WRITTEN EXERCISE
Print exactly the lines that run from the line containing "Emit a LaTeX" to the line containing "(350,110) -- (350,95)", both included, and nothing else; pictures stay out.

INPUT FOR THIS TASK

------------------------------

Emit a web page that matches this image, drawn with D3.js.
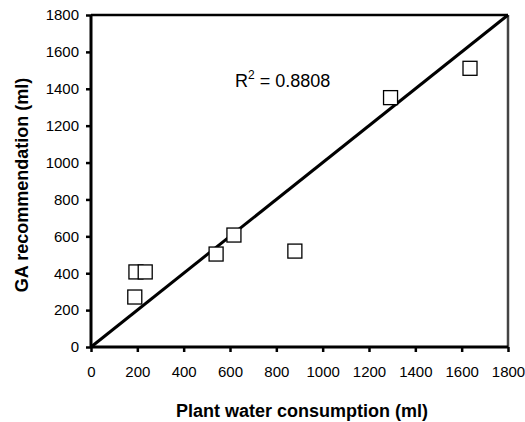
<!DOCTYPE html>
<html><head><meta charset="utf-8">
<script src="https://cdn.jsdelivr.net/npm/d3@7"></script>
<style>body{margin:0;background:#fff;} text{font-family:"Liberation Sans",Arial,sans-serif;}</style>
</head><body><svg id="c" width="525" height="422"></svg>
<script>
const consumption = [189, 194, 234, 540, 617, 880, 1293, 1636];
const recommendation = [271, 407, 407, 504, 607, 520, 1352, 1511];
const lineX = [0, 1800];
const lineY = [0, 1800];
const ticks = [0, 200, 400, 600, 800, 1000, 1200, 1400, 1600, 1800];
const r2Label = "0.8808";
const xTitle = "Plant water consumption (ml)";
const yTitle = "GA recommendation (ml)";

const svg = d3.select("#c");
const L = 91, R = 508, T = 15, B = 347;
const x = d3.scaleLinear().domain([0, 1800]).range([L, R]);
const y = d3.scaleLinear().domain([0, 1800]).range([B, T]);

// plot border (top & right)
svg.append("line").attr("x1", L).attr("x2", R).attr("y1", T).attr("y2", T).attr("stroke", "#000").attr("stroke-width", 2.5);
svg.append("line").attr("x1", R).attr("x2", R).attr("y1", T).attr("y2", B).attr("stroke", "#444").attr("stroke-width", 2.5);

const xa = svg.append("g").attr("transform", `translate(0,${B})`)
  .call(d3.axisBottom(x).tickValues(ticks).tickSize(5).tickPadding(14).tickFormat(d3.format("d")));
const ya = svg.append("g").attr("transform", `translate(${L},0)`)
  .call(d3.axisLeft(y).tickValues(ticks).tickSize(5).tickPadding(7).tickFormat(d3.format("d")));
[xa, ya].forEach(a => {
  a.select(".domain").attr("stroke", "#000").attr("stroke-width", 3);
  a.selectAll(".tick line").attr("stroke", "#000").attr("stroke-width", 2.5);
  a.selectAll(".tick text").attr("font-size", 15).attr("fill", "#000").attr("font-family", "Liberation Sans, Arial, sans-serif");
});
xa.select(".domain").attr("d", `M${L},0H${R}`);
ya.select(".domain").attr("d", `M0,${B}V${T}`);

// 1:1 line
svg.append("line")
  .attr("x1", x(lineX[0])).attr("y1", y(lineY[0]))
  .attr("x2", x(lineX[1])).attr("y2", y(lineY[1]))
  .attr("stroke", "#000").attr("stroke-width", 3);

// points
const s = 14;
svg.append("g").selectAll("rect").data(consumption).join("rect")
  .attr("x", (d) => x(d) - s / 2)
  .attr("y", (d, i) => y(recommendation[i]) - s / 2)
  .attr("width", s).attr("height", s)
  .attr("fill", "#fff").attr("stroke", "#000").attr("stroke-width", 1.3);

// R2 label
const t = svg.append("text").attr("x", 235).attr("y", 87).attr("font-size", 18).attr("fill", "#000");
t.append("tspan").text("R");
t.append("tspan").attr("font-size", 12).attr("dy", -8).text("2");
t.append("tspan").attr("dy", 8).text(" = " + r2Label);

svg.append("text").attr("x", 302).attr("y", 417).attr("text-anchor", "middle")
  .attr("font-size", 18).attr("font-weight", "bold").text(xTitle);
svg.append("text").attr("transform", `translate(28,${(T + B) / 2 + 4}) rotate(-90)`).attr("text-anchor", "middle")
  .attr("font-size", 18).attr("font-weight", "bold").text(yTitle);
</script></body></html>
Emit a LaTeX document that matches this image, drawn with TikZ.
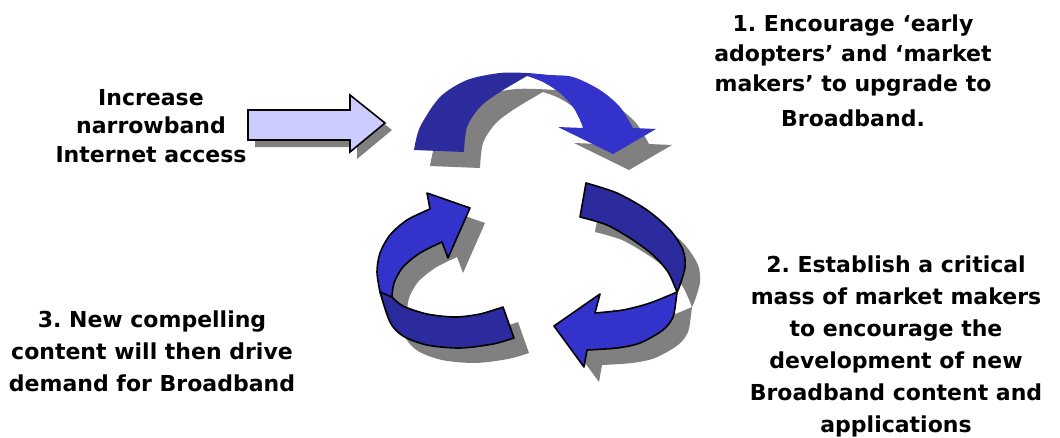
\documentclass[tikz,border=0pt]{standalone}
\usepackage{fontspec}
\setmainfont{DejaVu Sans}
\frenchspacing

\definecolor{bandlight}{RGB}{51,51,204}
\definecolor{banddark}{RGB}{43,43,158}
\definecolor{shadowgray}{RGB}{128,128,128}
\definecolor{lavender}{RGB}{204,204,255}

% outlines of the three ribbon arrows (used for shadows)
\newcommand{\cycletop}{plot[smooth] coordinates {(414,150) (420,127) (440,97) (467,80) (500,73) (540,74) (573,77) (600,90) (620,107) (633,128)}
  -- (656,129) -- (613,154) -- (558,127) -- (583,128)
  -- plot[smooth] coordinates {(583,128) (580,120) (573,107) (560,93) (543,82) (527,76)}
  -- plot[smooth] coordinates {(527,76) (500,92) (480,107) (467,127) (464,152)} -- cycle}
\newcommand{\cycleleft}{plot[smooth] coordinates {(514,338) (493,344) (460,348) (427,345) (403,336) (390,322) (380,292)}
  -- plot[smooth] coordinates {(380,292) (377,272) (380,253) (390,235) (407,220) (430,209)}
  -- (427,193) -- (470,208) -- (448,258) -- (442,242)
  -- plot[smooth] coordinates {(442,242) (420,253) (403,267) (394,283) (392,297)}
  -- plot[smooth] coordinates {(392,297) (403,306) (427,314) (455,317) (480,314) (503,307)} -- cycle}
\newcommand{\cycleright}{plot[smooth] coordinates {(586,183) (617,193) (647,210) (670,230) (683,250) (685,267) (680,285) (677,292)}
  -- plot[smooth] coordinates {(677,292) (676,300) (673,317) (663,330) (640,343) (617,348) (587,350)}
  -- (584,367) -- (554,326) -- (600,294) -- (595,313)
  -- plot[smooth] coordinates {(595,313) (623,310) (650,303) (677,292)}
  -- plot[smooth] coordinates {(677,292) (668,272) (653,255) (633,240) (607,225) (580,217)} -- cycle}
\newcommand{\feedshape}{(248,110) -- (350,110) -- (350,95) -- (385,123) -- (350,152) -- (350,140) -- (248,140) -- cycle}

\begin{document}
\begin{tikzpicture}[x=1pt,y=-1pt,
    caption/.style={align=center,inner sep=0pt,anchor=north,font=\bfseries\fontsize{22}{#1}\selectfont},
    caption/.default=30,
    ribbon/.style={draw=black,line width=1.6pt,line join=round}]
  \useasboundingbox (0,0) rectangle (1060,437);

  % Shadows
  \fill[shadowgray,shift={(7,7)}] \feedshape;
  \fill[shadowgray,shift={(16,16)}] \cycletop;
  \fill[shadowgray,shift={(15,15)}] \cycleleft;
  \fill[shadowgray,shift={(15,15)}] \cycleright;

  % Input arrow
  \draw[fill=lavender,line width=1.6pt,line join=miter] \feedshape;

  % Top ribbon (no outline)
  \fill[banddark] plot[smooth] coordinates {(414,150) (420,127) (440,97) (467,80) (500,73) (527,73) (548,75)}
    -- (527,76) -- plot[smooth] coordinates {(527,76) (500,92) (480,107) (467,127) (464,152)} -- cycle;
  \fill[bandlight] plot[smooth] coordinates {(530,74) (548,75) (573,77) (600,90) (620,107) (633,128)}
    -- (656,129) -- (613,154) -- (558,127) -- (583,128)
    -- plot[smooth] coordinates {(583,128) (580,120) (573,107) (560,93) (543,82) (527,76)} -- cycle;

  % Right ribbon
  \draw[ribbon,fill=banddark] plot[smooth] coordinates {(586,183) (617,193) (647,210) (670,230) (683,250) (685,267) (680,285) (677,292)}
    -- plot[smooth] coordinates {(677,292) (668,272) (653,255) (633,240) (607,225) (580,217)} -- cycle;
  \draw[ribbon,fill=bandlight] plot[smooth] coordinates {(677,292) (676,300) (673,317) (663,330) (640,343) (617,348) (587,350)}
    -- (584,367) -- (554,326) -- (600,294) -- (595,313)
    -- plot[smooth] coordinates {(595,313) (623,310) (650,303) (677,292)} -- cycle;

  % Left ribbon
  \draw[ribbon,fill=banddark] plot[smooth] coordinates {(514,338) (493,344) (460,348) (427,345) (403,336) (390,322) (380,292)}
    -- (392,297) -- plot[smooth] coordinates {(392,297) (403,306) (427,314) (455,317) (480,314) (503,307)} -- cycle;
  \draw[ribbon,fill=bandlight] plot[smooth] coordinates {(380,292) (377,272) (380,253) (390,235) (407,220) (430,209)}
    -- (427,193) -- (470,208) -- (448,258) -- (442,242)
    -- plot[smooth] coordinates {(442,242) (420,253) (403,267) (394,283) (392,297)} -- cycle;

  % Labels
  \node[caption=28.5] (feed) at (151,89) {Increase\\narrowband\\Internet access};
  \node[caption] (stepone) at (853,15) {1. Encourage ‘early\\adopters’ and ‘market\\makers’ to upgrade to\\[5pt]Broadband.};
  \node[caption=32] (steptwo) at (896,256) {2. Establish a critical\\mass of market makers\\to encourage the\\development of new\\Broadband content and\\applications};
  \node[caption=32] (stepthree) at (152,311) {3. New compelling\\content will then drive\\demand for Broadband};
\end{tikzpicture}
\end{document}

------------------------------

CORRECT OUTPUT
Emit a LaTeX document that matches this image, drawn with TikZ.
\documentclass[tikz,border=0pt]{standalone}
\usepackage{fontspec}
\setmainfont{DejaVu Sans}
\frenchspacing

\definecolor{bandlight}{RGB}{51,51,204}
\definecolor{banddark}{RGB}{43,43,158}
\definecolor{shadowgray}{RGB}{128,128,128}
\definecolor{lavender}{RGB}{204,204,255}

% outlines of the three ribbon arrows (used for shadows)
\newcommand{\cycletop}{plot[smooth] coordinates {(414,150) (420,127) (440,97) (467,80) (500,73) (540,74) (573,77) (600,90) (620,107) (633,128)}
  -- (656,129) -- (613,154) -- (558,127) -- (583,128)
  -- plot[smooth] coordinates {(583,128) (580,120) (573,107) (560,93) (543,82) (527,76)}
  -- plot[smooth] coordinates {(527,76) (500,92) (480,107) (467,127) (464,152)} -- cycle}
\newcommand{\cycleleft}{plot[smooth] coordinates {(514,338) (493,344) (460,348) (427,345) (403,336) (390,322) (380,292)}
  -- plot[smooth] coordinates {(380,292) (377,272) (380,253) (390,235) (407,220) (430,209)}
  -- (427,193) -- (470,208) -- (448,258) -- (442,242)
  -- plot[smooth] coordinates {(442,242) (420,253) (403,267) (394,283) (392,297)}
  -- plot[smooth] coordinates {(392,297) (403,306) (427,314) (455,317) (480,314) (503,307)} -- cycle}
\newcommand{\cycleright}{plot[smooth] coordinates {(586,183) (617,193) (647,210) (670,230) (683,250) (685,267) (680,285) (677,292)}
  -- plot[smooth] coordinates {(677,292) (676,300) (673,317) (663,330) (640,343) (617,348) (587,350)}
  -- (584,367) -- (554,326) -- (600,294) -- (595,313)
  -- plot[smooth] coordinates {(595,313) (623,310) (650,303) (677,292)}
  -- plot[smooth] coordinates {(677,292) (668,272) (653,255) (633,240) (607,225) (580,217)} -- cycle}
\newcommand{\feedshape}{(248,110) -- (350,110) -- (350,95) -- (385,123) -- (350,152) -- (350,140) -- (248,140) -- cycle}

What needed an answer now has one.